El futuro del universo estaba en aquellos ojos. Esa era la absoluta verdad de aquellos ojos. Cualquiera que los viera podía llegar fácilmente a esa conclusión. Apagados o no eso era así. La vida de aquella mujer solo debía dar un giro. Desviarse de las tentaciones y concentrar su existencia en lo que valía la pena. Eso y un poco de suerte. Esta era una visión optimista del problema, pensó Magrao. No quería ser pesimista. No estaba en su personalidad aquello. Los problemas se afrontaban, se les daba pelea y se debían vencer. Ojalá no sola sino en grupo, acompañada. Él la iba a ayudar pues tenía las armas para aquello. 

Cuando Magrao murió -en diciembre del 2011- la mujer y sus dos hijos fueron al funeral en el cementerio Bom Pastor de Riberao Preto. La familia pidió una ceremonia austera y los hinchas respetaron esa decisión pero la mujer no se enteró de aquello y acudió anhelante de despedir al hombre que la salvó junto a su familia. Los niños ya eran treintañeros. Anita, su hermano y su madre vivían una realidad muy diferente a aquella de los años 80. Habían progresado y tenían un buen vivir.
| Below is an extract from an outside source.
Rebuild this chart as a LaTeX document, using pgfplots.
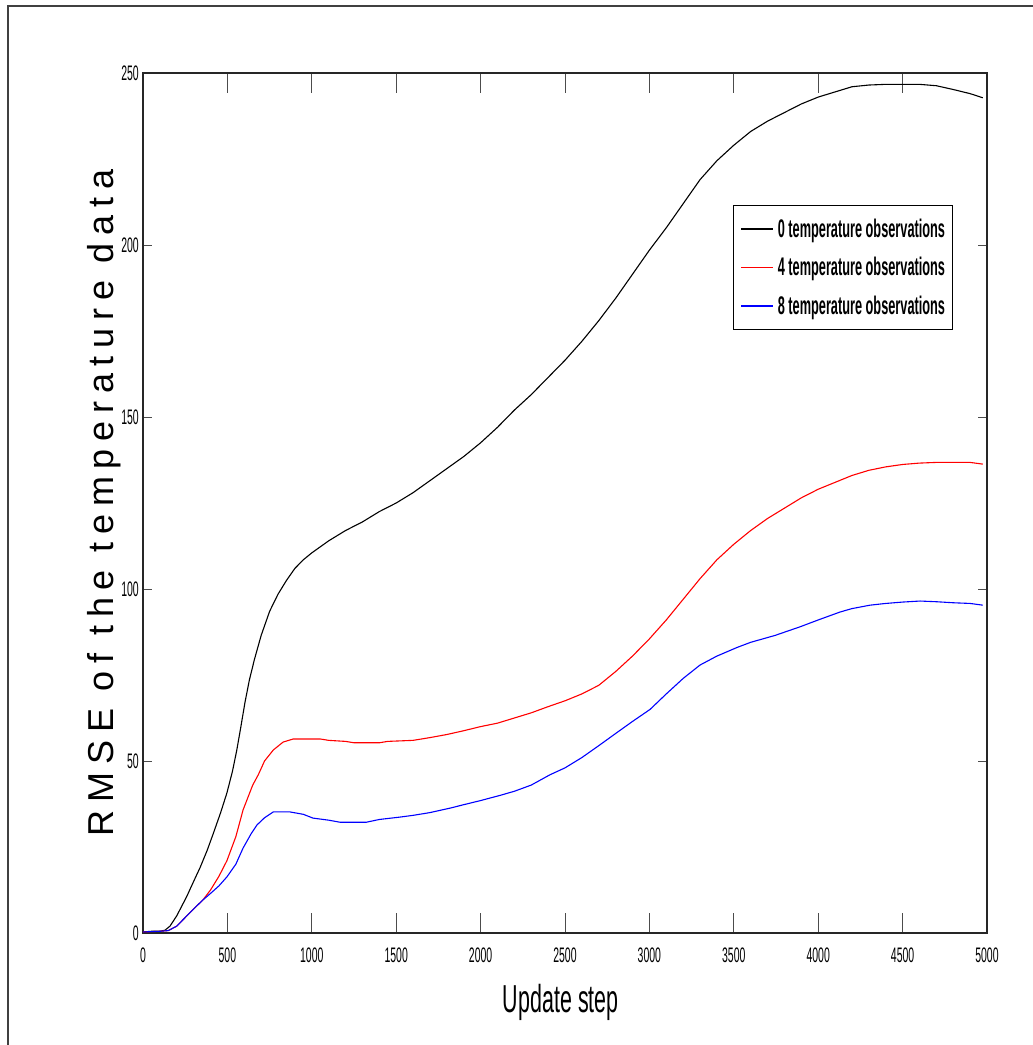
\documentclass[border=0pt]{standalone}
\usepackage{graphicx}
\usepackage{pgfplots}
\pgfplotsset{compat=1.18}
\usepackage{fontspec}
\setmainfont{Liberation Sans}
\newfontfamily\ylabfont[LetterSpace=21.5]{Liberation Sans}
\newcommand{\nar}[1]{\scalebox{0.5}[1]{#1}}
\begin{document}
\begin{tikzpicture}
\useasboundingbox (-143pt,-112pt) rectangle (890pt,933pt);
\draw[line width=1.5pt, black!75] (-135pt,-112pt) -- (-135pt,927pt) -- (890pt,927pt);
\begin{axis}[
  at={(0pt,0pt)}, anchor=south west,
  scale only axis, width=844pt, height=860pt,
  xmin=0, xmax=5000, ymin=0, ymax=250,
  xtick={0,500,...,5000}, ytick={0,50,...,250},
  tick align=inside,
  axis line style={line width=1.5pt, black!85},
  every tick/.style={black!70, line width=0.9pt},
  xtick style={/pgfplots/major tick length=20pt},
  ytick style={/pgfplots/major tick length=9pt},
  /pgf/number format/.cd, 1000 sep={}, assume math mode=true, /pgfplots/.cd,
  xticklabel={\nar{\pgfmathprintnumber{\tick}}},
  yticklabel={\nar{\pgfmathprintnumber{\tick}}},
  tick label style={font=\fontsize{21}{21}\selectfont, inner sep=0pt},
  xticklabel style={yshift=-15pt},
  yticklabel style={xshift=-4pt},
  xlabel={\scalebox{0.55}[1]{Update step}},
  xlabel style={font=\fontsize{39}{39}\selectfont, at={(axis description cs:0.495,-0.081)}, anchor=center},
  ylabel={\ylabfont RMSE of the temperature data},
  ylabel style={font=\fontsize{36}{36}\selectfont, at={(axis description cs:-0.0462,0.5)}, anchor=center},
  legend style={at={(axis description cs:0.699,0.8465)}, anchor=north west, draw=black, line width=1pt,
    font=\bfseries\fontsize{25.5}{25.5}\selectfont, inner xsep=7pt, inner ysep=13.5pt, row sep=18.5pt,
    nodes={inner sep=0pt}, column sep=4pt, cells={anchor=west}},
  legend image code/.code={\draw[#1, line width=1.4pt] (0pt,0pt) -- (32pt,0pt);},
]
\addplot[black, line width=1.1pt] coordinates {
(0,0.3)(50,0.5)(100,0.5)(130,0.8)(160,2)(200,5)(259,10.6)(300,15)(338,19)(380,24)(417,29)(460,35)(497,40.7)(530,47)(555,53)(580,60)(604,67)(630,73.5)(660,79.5)(700,86.5)(750,93.5)(800,98.5)(850,102.5)(900,106)(950,108.5)(1000,110.5)(1100,114)(1200,117)(1300,119.5)(1400,122.5)(1500,125)(1600,128)(1700,131.5)(1800,135)(1900,138.5)(2000,142.5)(2100,147)(2200,152)(2300,156.5)(2400,161.5)(2500,166.5)(2600,172)(2700,178)(2800,184.5)(2900,191.5)(3000,198.5)(3100,205)(3200,212)(3300,219)(3400,224.5)(3500,229)(3600,233)(3700,236)(3800,238.5)(3900,241)(4000,243)(4100,244.5)(4200,246)(4300,246.5)(4400,246.7)(4500,246.7)(4600,246.7)(4700,246.3)(4800,245.2)(4900,244)(4975,242.8)
};
\addlegendentry{\nar{0 temperature observations}}
\addplot[red, line width=1.1pt] coordinates {
(0,0.3)(100,0.5)(150,0.7)(200,2)(250,4.5)(300,7)(355,9.6)(400,12.5)(450,16.5)(497,21)(550,28)(593,35.8)(650,43)(683,46)(720,50)(772,53.2)(830,55.5)(890,56.4)(1050,56.4)(1100,56)(1200,55.7)(1250,55.3)(1400,55.3)(1450,55.7)(1600,56)(1700,56.8)(1800,57.7)(1900,58.8)(2000,60)(2100,61)(2200,62.5)(2300,64)(2400,65.8)(2500,67.5)(2600,69.5)(2700,72)(2800,76)(2900,80.5)(3000,85.5)(3100,91)(3200,97)(3300,103)(3400,108.5)(3500,113)(3600,117)(3700,120.5)(3800,123.5)(3900,126.5)(4000,129)(4100,131)(4200,133)(4300,134.5)(4400,135.5)(4500,136.2)(4600,136.6)(4700,136.8)(4800,136.8)(4900,136.8)(4975,136.3)
};
\addlegendentry{\nar{4 temperature observations}}
\addplot[blue, line width=1.1pt] coordinates {
(0,0.3)(100,0.5)(150,0.7)(200,2)(250,4.5)(300,7)(355,9.6)(400,11.5)(450,13.7)(497,16.3)(550,20)(593,24.7)(640,28.8)(675,31.4)(720,33.5)(772,35.2)(870,35.2)(950,34.5)(1007,33.4)(1100,32.8)(1167,32.2)(1323,32.2)(1400,33)(1523,33.7)(1600,34.2)(1700,35)(1819,36.3)(1900,37.3)(2000,38.5)(2115,40)(2200,41.2)(2300,43)(2411,46)(2500,48)(2600,51)(2707,54.7)(2800,58)(2900,61.5)(3004,65)(3100,69.5)(3200,74)(3300,77.9)(3400,80.5)(3519,83)(3600,84.5)(3744,86.5)(3892,89)(4000,91)(4129,93.3)(4200,94.3)(4307,95.3)(4400,95.8)(4500,96.2)(4603,96.5)(4700,96.3)(4800,96)(4900,95.8)(4975,95.3)
};
\addlegendentry{\nar{8 temperature observations}}
\end{axis}
\end{tikzpicture}
\end{document}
Los tres se quedaron mirando el lugar donde reposaba el ataúd. Una larga franja de pasos o avanzaba varios metros terminando en una fuente de cemento con un ángel en la parte superior.

-Hay algo que nunca les he dicho sobre esa noche- le susurró la mujer a sus hijos, quienes la miraron sorprendidos.

-¿De qué estás hablando, mamá?- preguntó Anita.

-Era un secreto que juramos mantener con Sócrates hasta que uno de los dos se fuera.

Sus hijos la miraron asombrados. 

-Todos los años para Navidad  él me enviaba un cheque con que costeaba los gastos de varios meses. Con ese dinero compré tus primeros patines Anita. Y los primeros libros y cuadernos de la universidad de ambos. Y con ese dinero compramos el comedor y los sillones. 

La mujer guardó silencio por breves segundo agregando:

-Con ese dinero compré la muñeca que tanto te gustaba. Magrao fue un buen hombre y un buen brasileño.

La mujer se emocionó.

-No voy a llorar. Juro que no lo haré. La última vez que lloré fue esa noche en el sambodromo cuando lo conocí. Le hice la promesa de no volver a llorar. Aquella fue la última noche que derramé una lágrima. Le juré que iba a luchar por ustedes y creo haber cumplido.

Los jóvenes hijos la abrazaron. Entonces se escuchó el canto de un hombre. Era el cantante. Entonaba una melodía local, de la zona. La canción trataba sobre la despedida de un hombre que estaba muriendo. En una estrofa decía que el mundo había sido mucho mejor con la presencia del ahora moribundo. 

La mujer y sus dos hijos y todos los presentes se quedaron escuchando respetuosos como la voz atravesaba el cementerio y se encaminaba más allá de las línea férreas, y las colinas, y sin prisa se dirigía al mar, y por sobre el agua seguía avanzando por el océano hasta que la vista de las mujeres y los hombres se perdía en el infinito hacia un lugar que solo las personas de bien podían alcanzar en el profundo misterio que era la vida y, posteriormente, la muerte.